If you are a disciple of Yeshua, then you can use your connection to him to your advantage. It can become your ultimatum, your trump card, your checkmate. That’s what it is for. “I may not be worthy to serve you and experience your love and favor. But I put my trust in your Son, and I cling to him. That means you cannot reject me, you cannot be distant from me without rejecting him! Now take me back and draw me close to you!”
It sounds audacious. It sounds demanding. In Yiddish, we might say it sounds chutzpadik. Welcome to the world of Jewish prayer.
Is praying in such a manner really appropriate, or even permitted? In a sense, standing uninvited before the all-powerful King of all kings should not be permitted at all, let alone to set before him a list of demands! But we should see ourselves to be like Queen Esther, who barged in before her husband to plead for her life. It is permitted precisely because we have no other choice. Prayer is our lifeline.

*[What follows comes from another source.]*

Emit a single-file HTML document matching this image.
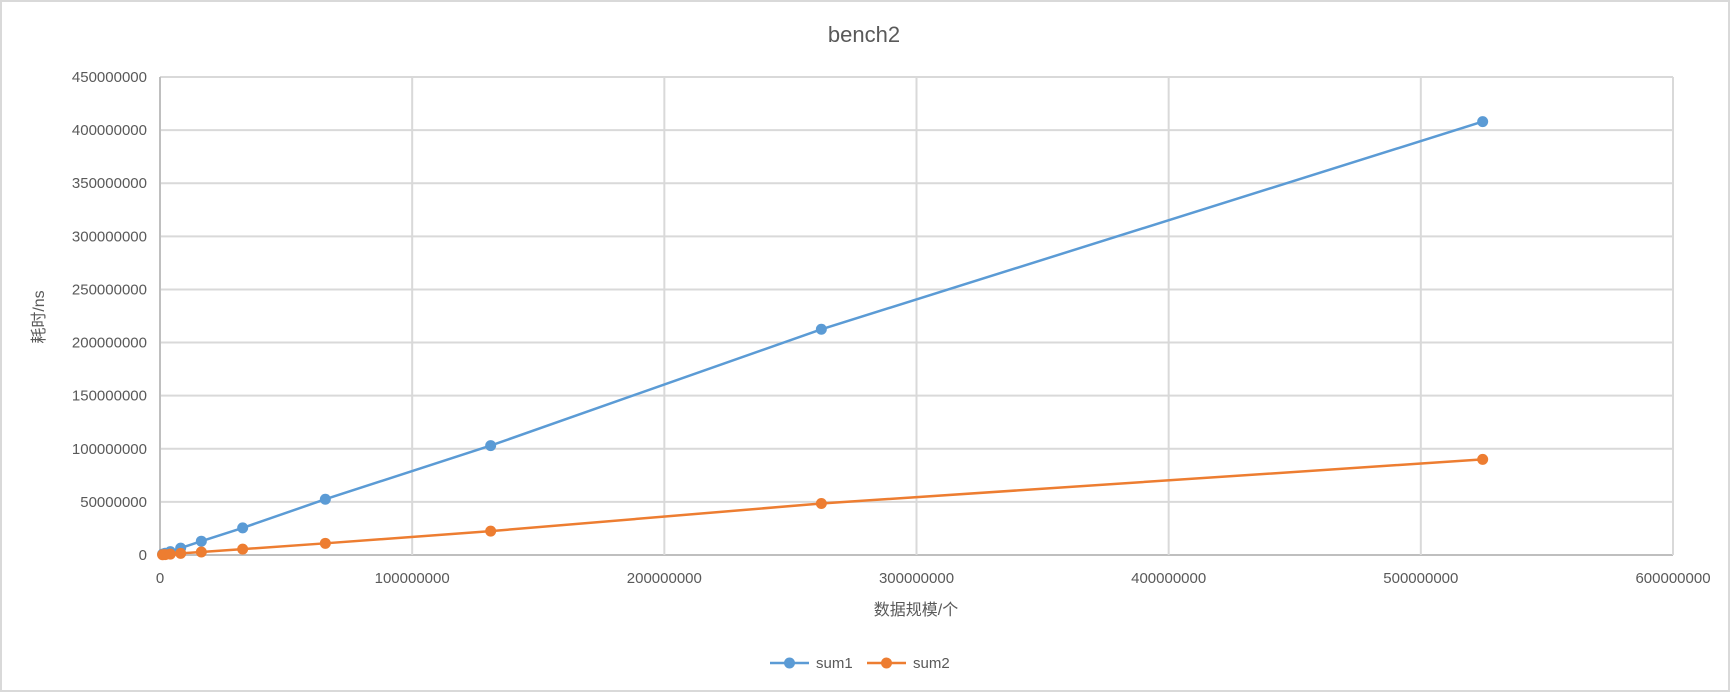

This is how Yeshua prayed and how he taught us to pray. He instructed us to cry to God day and night, like a widow demanding justice before an unjust judge, practically harassing him until he relents and grants her request (Luke 18:1-8).
As for Honi in his circle, eventually a faint drizzle began to fall. “I did not ask for this, but for water to fill the cisterns!”
The sky broke open and a destructive rainstorm threatened the land. “I did not ask for this, but for rain of favor and blessing!” A gentle, steady rain began to water the land, just as he had asked.
The other Jewish scholars at the time did not approve of Honi’s tactics, but what could they say? “You are like a child who throws a tantrum before his father, and his father does whatever he asks.”